Essa história nos foi contada por uma amiga de infância de meu pai, no dia em que ele morreu. Ela havia convivido com meu pai no interior de Minas Gerais. Estamos em Pouso Alegre, em 1917. Cidade de 500 habitantes, poucos serviços básicos. Naquele momento, o menino de cinco anos que meu pai foi está prestes a ser enviado para cursar o primário numa cidade maior, Poços de Caldas, e não está gostando nada dessa idéia.
O trajeto, feito a lombo de burro, demora oito horas. João, meu avô, então dono de um armazém de secos e molhados, improvisa uma cesta de palha para aninhar o menino durante o percurso.
Despedidas, separação dos irmãos menores, menino colocado dentro do cesto, tampa fechada. Começa a jornada.

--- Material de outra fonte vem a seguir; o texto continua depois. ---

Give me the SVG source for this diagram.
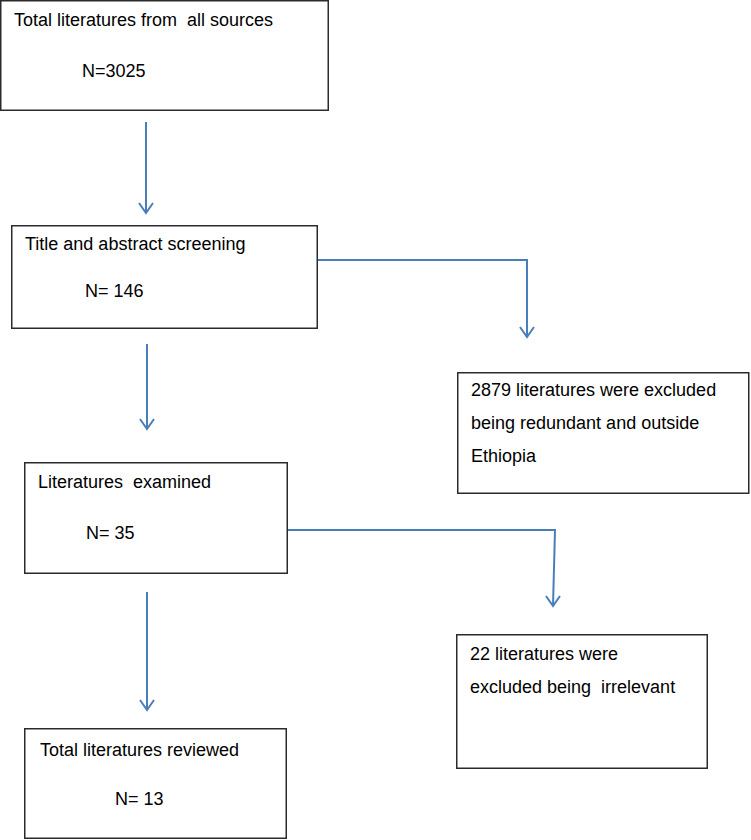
<svg xmlns="http://www.w3.org/2000/svg" width="751" height="840" viewBox="0 0 751 840">
<style>
.box{fill:#fff;stroke:#2b2b2b;stroke-width:1.5}
.t{font-family:"Liberation Sans",Arial,sans-serif;font-size:18px;fill:#000;white-space:pre}
.c{fill:none;stroke:#4a7ebb;stroke-width:2}
.h{fill:none;stroke:#4a7ebb;stroke-width:2}
</style>
<rect width="751" height="840" fill="#fff"/>
<g id="connectors">
<line class="c" x1="146" y1="122" x2="146" y2="213"/>
<path class="h" d="M139,203 L146,213 L153,203"/>
<path class="c" d="M297,260 H527 V337"/>
<path class="h" d="M520,327 L527,337 L534,327"/>
<line class="c" x1="147" y1="344" x2="147" y2="429"/>
<path class="h" d="M140,419 L147,429 L154,419"/>
<path class="c" d="M288,530 H555 L553,606"/>
<path class="h" d="M546,596 L553,606 L560,596"/>
<line class="c" x1="147" y1="592" x2="147" y2="710"/>
<path class="h" d="M140,700 L147,710 L154,700"/>
</g>
<g id="n1">
<rect class="box" x="0.75" y="0.75" width="327.5" height="109.5"/>
<text class="t" x="14" y="26" xml:space="preserve">Total literatures from  all sources</text>
<text class="t" x="82" y="77">N=3025</text>
</g>
<g id="n2">
<rect class="box" x="11.75" y="225.75" width="305.5" height="102.5"/>
<text class="t" x="25" y="250">Title and abstract screening</text>
<text class="t" x="85" y="297">N= 146</text>
</g>
<g id="n3">
<rect class="box" x="457.75" y="372.75" width="291" height="120.5"/>
<text class="t" x="471" y="396">2879 literatures were excluded</text>
<text class="t" x="471" y="429">being redundant and outside</text>
<text class="t" x="471" y="462">Ethiopia</text>
</g>
<g id="n4">
<rect class="box" x="24.75" y="462.75" width="262.5" height="110.5"/>
<text class="t" x="38" y="488" xml:space="preserve">Literatures  examined</text>
<text class="t" x="86" y="539">N= 35</text>
</g>
<g id="n5">
<rect class="box" x="456.75" y="634.75" width="250.5" height="133.5"/>
<text class="t" x="470" y="660">22 literatures were</text>
<text class="t" x="470" y="693" xml:space="preserve">excluded being  irrelevant</text>
</g>
<g id="n6">
<rect class="box" x="24.75" y="728.75" width="261.5" height="109.5"/>
<text class="t" x="40" y="756">Total literatures reviewed</text>
<text class="t" x="115" y="805">N= 13</text>
</g>
</svg>
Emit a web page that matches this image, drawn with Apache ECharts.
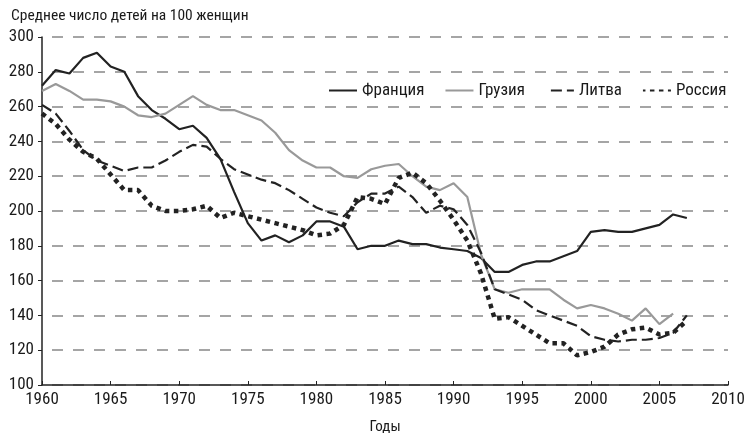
<!DOCTYPE html>
<html>
<head>
<meta charset="utf-8">
<script src="https://cdn.jsdelivr.net/npm/echarts@6/dist/echarts.min.js"></script>
<style>
  html, body { margin: 0; padding: 0; background: #fff; }
  #chart { width: 746px; height: 433px; }
</style>
</head>
<body>
<div id="chart"></div>
<script>
// данные: среднее число детей на 100 женщин, по годам начиная с 1960
const startYear = 1960
const france = [272, 281, 279, 288, 291, 283, 280, 266, 258, 253, 247, 249, 242, 230, 211, 193, 183, 186, 182, 186,
  194, 194, 191, 178, 180, 180, 183, 181, 181, 179, 178, 177, 173, 165, 165, 169, 171, 171, 174, 177,
  188, 189, 188, 188, 190, 192, 198, 196]
const georgia = [269, 273, 269, 264, 264, 263, 260, 255, 254, 256, 261, 266, 261, 258, 258, 255, 252, 245, 235, 229,
  225, 225, 220, 219, 224, 226, 227, 220, 214, 212, 216, 208, 175, 155, 153, 155, 155, 155, 149, 144,
  146, 144, 141, 137, 144, 135, 141]
const lithuania = [261, 256, 246, 235, 229, 226, 223, 225, 225, 229, 234, 238, 237, 230, 224, 221, 218, 216, 212, 207,
  202, 199, 197, 205, 210, 210, 214, 208, 199, 203, 201, 192, 176, 155, 152, 149, 143, 140, 137, 134,
  128, 126, 125, 126, 126, 127, 130, 140]
const russia = [256, 250, 241, 234, 230, 221, 212, 212, 203, 200, 200, 201, 203, 196, 199, 197, 195, 193, 191, 189,
  186, 187, 192, 208, 207, 204, 219, 222, 216, 206, 195, 183, 164, 138, 139, 134, 129, 124, 124, 117,
  119, 122, 129, 132, 133, 129, 130, 137]
const seriesNames = ['Франция', 'Грузия', 'Литва', 'Россия']

const font = "'Roboto Condensed', 'Liberation Sans Narrow', sans-serif"
const textColor = '#1a1a1a'

// пары [год, значение]
function toPairs(arr) {
  let out = []
  for (let i = 0; i < arr.length; i++) {
    out.push([startYear + i, arr[i]])
  }
  return out
}

let option = {
  animation: false,
  backgroundColor: '#fff',
  textStyle: { fontFamily: font },
  title: {
    text: 'Среднее число детей на 100 женщин',
    left: 6,
    top: 3,
    textStyle: { fontFamily: font, fontSize: 15.5, fontWeight: 'normal', color: textColor }
  },
  legend: {
    data: seriesNames,
    left: 323,
    top: 77,
    itemWidth: 28,
    itemHeight: 12,
    itemGap: 20,
    itemStyle: { opacity: 0 },
    textStyle: { fontFamily: font, fontSize: 17, color: textColor }
  },
  grid: { left: 42, right: 18, top: 37, bottom: 48, outerBoundsMode: 'none' },
  xAxis: {
    type: 'value',
    min: 1960,
    max: 2010,
    interval: 5,
    name: 'Годы',
    nameLocation: 'middle',
    nameGap: 35,
    nameTextStyle: { fontFamily: font, fontSize: 15, color: textColor },
    axisLine: { lineStyle: { color: '#222', width: 1.5 } },
    axisTick: { show: true, length: 4, inside: true, lineStyle: { color: '#222' } },
    axisLabel: { fontFamily: font, fontSize: 17, color: textColor, margin: 6, formatter: function (v) { return String(v) } },
    splitLine: { show: false }
  },
  yAxis: {
    type: 'value',
    min: 100,
    max: 300,
    interval: 20,
    axisLine: { show: true, lineStyle: { color: '#222', width: 1.5 } },
    axisTick: { show: true, length: 4, lineStyle: { color: '#222' } },
    axisLabel: { fontFamily: font, fontSize: 17, color: textColor, margin: 8 },
    splitLine: { show: true, lineStyle: { color: '#888', width: 1.5, type: [11, 10], dashOffset: 11 } }
  },
  series: [
    {
      name: 'Франция',
      type: 'line',
      data: toPairs(france),
      symbol: 'none',
      lineStyle: { color: '#222', width: 2.2 },
      itemStyle: { color: '#222' }
    },
    {
      name: 'Грузия',
      type: 'line',
      data: toPairs(georgia),
      symbol: 'none',
      lineStyle: { color: '#999', width: 2.2 },
      itemStyle: { color: '#999' }
    },
    {
      name: 'Литва',
      type: 'line',
      data: toPairs(lithuania),
      symbol: 'none',
      lineStyle: { color: '#222', width: 2.2, type: [11, 5] },
      itemStyle: { color: '#222' }
    },
    {
      name: 'Россия',
      type: 'line',
      data: toPairs(russia),
      symbol: 'none',
      lineStyle: { color: '#222', width: 4.5, type: [4.5, 4.5] },
      itemStyle: { color: '#222' }
    }
  ]
}

let myChart = echarts.init(document.getElementById('chart'))
myChart.setOption(option)
</script>
</body>
</html>
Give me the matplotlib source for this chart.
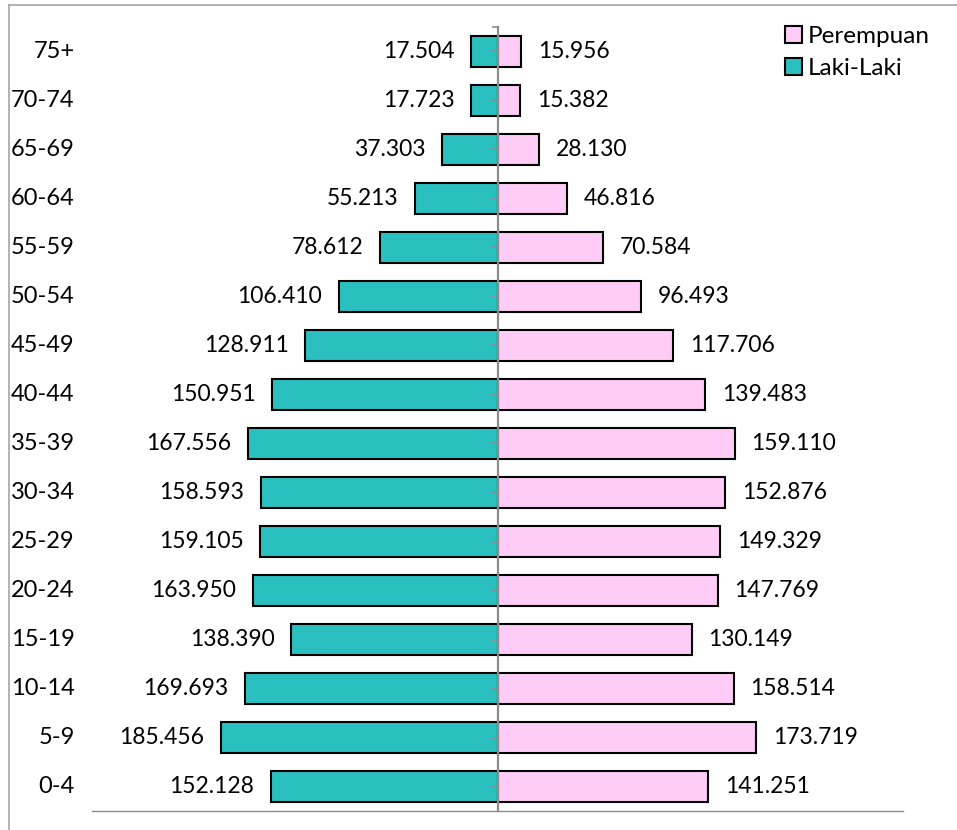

O burro avança e cobre terreno, conduzido pela mão do meu avô.
O tempo passa. O menino, ainda dentro do seu cestinho. Até que toma coragem e, vencendo o equilíbrio precário, coloca-se de pé. Abre a tampa do cesto e desvenda aquilo que lhe era desconhecido. O horizonte. Pela primeira vez, consegue mirar além das montanhas que delimitavam a sua percepção do mundo. E o menino apaixona-se por aquilo que vê.
Se é verdade que, como sugere Borges, somos ao mesmo tempo e a cada instante aquilo que já fomos e aquilo que um dia seremos, então esse terá sido um momento de síntese. O instante em que o futuro se projetou em direção ao passado. Penso que o homem que meu pai foi nunca deixou de ser, intrinsecamente, aquele menino que abriu o cesto de palha, que se encantou com o que viu, mas continuou a preferir pastel de queijo Minas com arroz e feijão a qualquer outra iguaria.
O homem no qual o menino se transformou não está mais aqui. Hoje, o seu filho escreve essas linhas em um aeroporto, a caminho de Buenos Aires. Quartos de hotel, aeroportos, estradas. Percebe que seus cabelos também estão ficando grisalhos. No sentido inverso ao do pai, o filho sente falta das montanhas que delimitam um território onde é possível assentar-se, mesmo que na penumbra da memória.
PS - Antes de partir, alguns agradecimentos. Aos editores do jornal, que sempre me permitiram falar com total liberdade. A Karim Aïnouz, que me ajudou a tornar os textos desta coluna um pouco menos erráticos. E ao leitor, que teve a generosidade de lê-los. Até breve e um bom 2004 para todos.